Simultaneously, PGW must pray for a cold winter to replenish its skimpy cash accounts from regular customers just to pay its bills and keep Wall Street happy.

However, PGW can't really afford an extremely cold winter because freezing ground breaks water pipes, which creates still more gas leaks. Yet PGW has no systematic plan for fixing pipes already identified as troublesome, nor enough cash to do so.

Yet thanks to a computer system that doesn't work, it can't easily or reliably improve its cash flow. Tens of thousands of deadbeats are effectively off the hook and 110,298 customers calls were abandoned in August - a total of 872,118 through the entire year - as customers tried to figure out what to pay, when and why.

Is this a crazy company, or what?

W. Russell G. Byers is senior editor of the Daily News. E-mail is Russell.Byers@Phillynews.com and phone is 215-854-4789.

-- Homer Beanfang (Bats@inbellfry.com), October 18, 1999.


;-D

Just love ya Homer!

Oy vey... Y2K Pro-lite! You're just "amazable" in your personal density level.

Diane

-- Diane J. Squire (sacredspaces@yahoo.com), October 18, 1999.


OK, now this is getting weird. Even I, Doomer par excellence according to some of my friends, haven't had much concern about airplanes' on-board computers. Did Malev just not install the necessary upgrades and other engineering changes, or did someone accidentally pour caviar all over the avionics, or what?

According to Boeing's Website, the 767 is the most widely utilized airplane across the Atlantic. Let us all hope that this was just a one-off failure, and not a blip on the radar with more bogeys right behind it.

-- Mac (sneak@lurk.hid), October 18, 1999.
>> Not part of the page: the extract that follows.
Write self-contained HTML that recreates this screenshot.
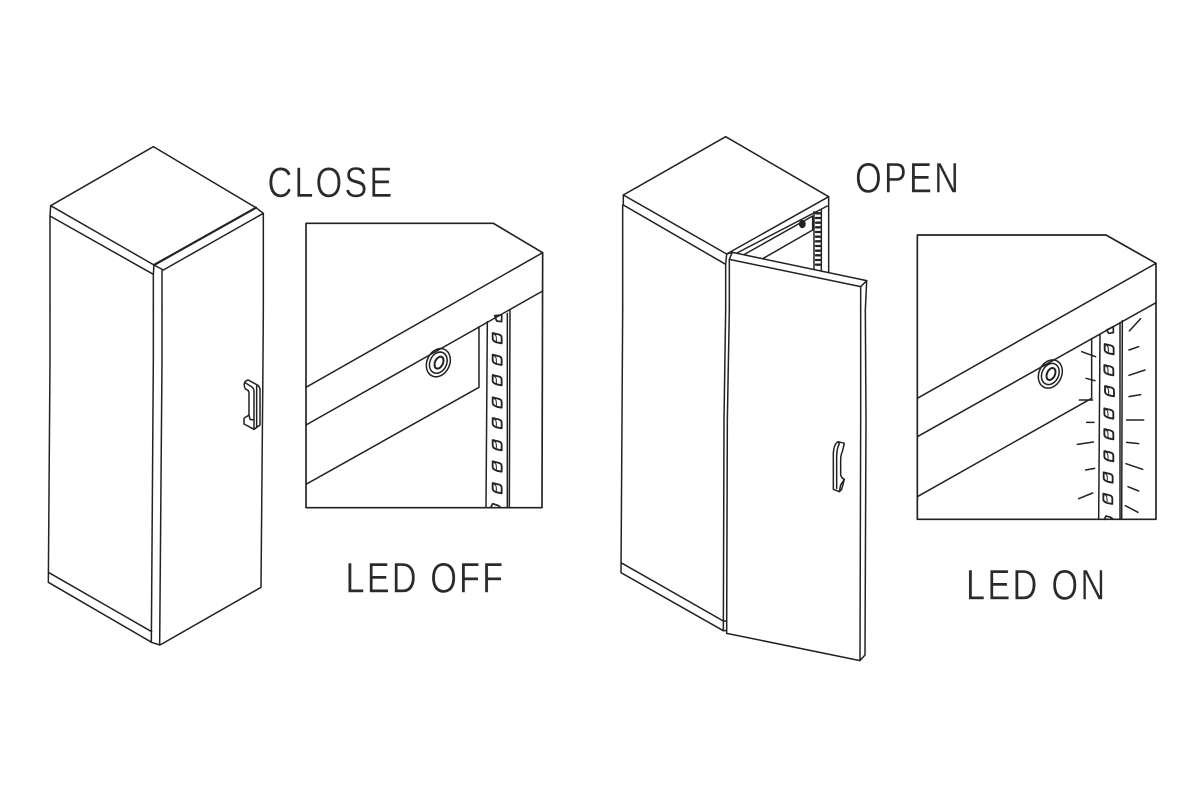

It does not matter. Think happy thoughts. Planes will stay in the sky.

-- brainwashed sheeple (party@New.Year), October 18, 1999.

Link for the PGW article: http://www.phillynews.com/daily_news/99/Oct/07/local/BYER07.htm

(Hope this link works. Not too up on HTML coding)

In re. the article, I don't really think the issue is all Y2K, rather, just incompetence in PGW. Still, glad I don't work on their customer service lines... :)

-- James Collins (jacollins@thegrid.net), October 18, 1999.


My boss sent me this today (I deal with irate physicians all day when something goes bad with their electronic claims processing)

For all of you out there who've had to deal with an irate customer, this one is for you. An award should go to the United Airlines gate agent in Denver for being smart and funny, and making her point, when confronted with a passenger who probably deserved to fly as baggage.

A crowded United flight was canceled. A single agent was rebooking a long line of inconvenienced travelers. Suddenly an angry passenger pushed his way to the desk. He slapped his ticket down on the counter and said, "I HAVE to be on this flight and it has to be FIRST CLASS."

The agent replied, "I'm sorry, sir. I'll be happy to try to help you, but I've got to help these folks first, and I'm sure we'll be able to work something out."

The passenger was unimpressed. He asked loudly, so that the passengers behind him could hear, "Do you have any idea who I am?" Without hesitating, the gate agent smiled and grabbed her public address microphone. "May I have your attention please?" she began, her voice bellowing throughout the terminal. "We have a passenger here at the gate WHO DOES NOT KNOW WHO HE IS. If anyone can help him find his identity, please come to the gate."

With the folks behind him in line laughing hysterically, the man glared at the agent, gritted his teeth and said, "F*** you!"

Without flinching, she smiled and said, "I'm sorry, sir, but you'll have to stand in line for that, too."

-- lisa (lisa@work.now), October 18, 1999.


Great one Lisa... I'll have to remember that one!

-- (cannot-say@this.time), October 18, 1999.

Hey Folks,

This sort of thing happens all the time. Here was a plane bound for New York, a long flight. They found *something* they didn't like and decided not to "go for it" as far as the flight plan is concerned. Then, instead of dumping fuel, they just burned it up. In many cases, the problems that develop for the airline due to a fuel dumping situation are more of a headache than to just sit up there and burn it. I have personally been there, done that. And, any complex computer driven equipment, like a 767, can have all sorts of glitches in normal operations. The crew did the right thing, cancel the flight, and go back to their base where the maintenance was ready.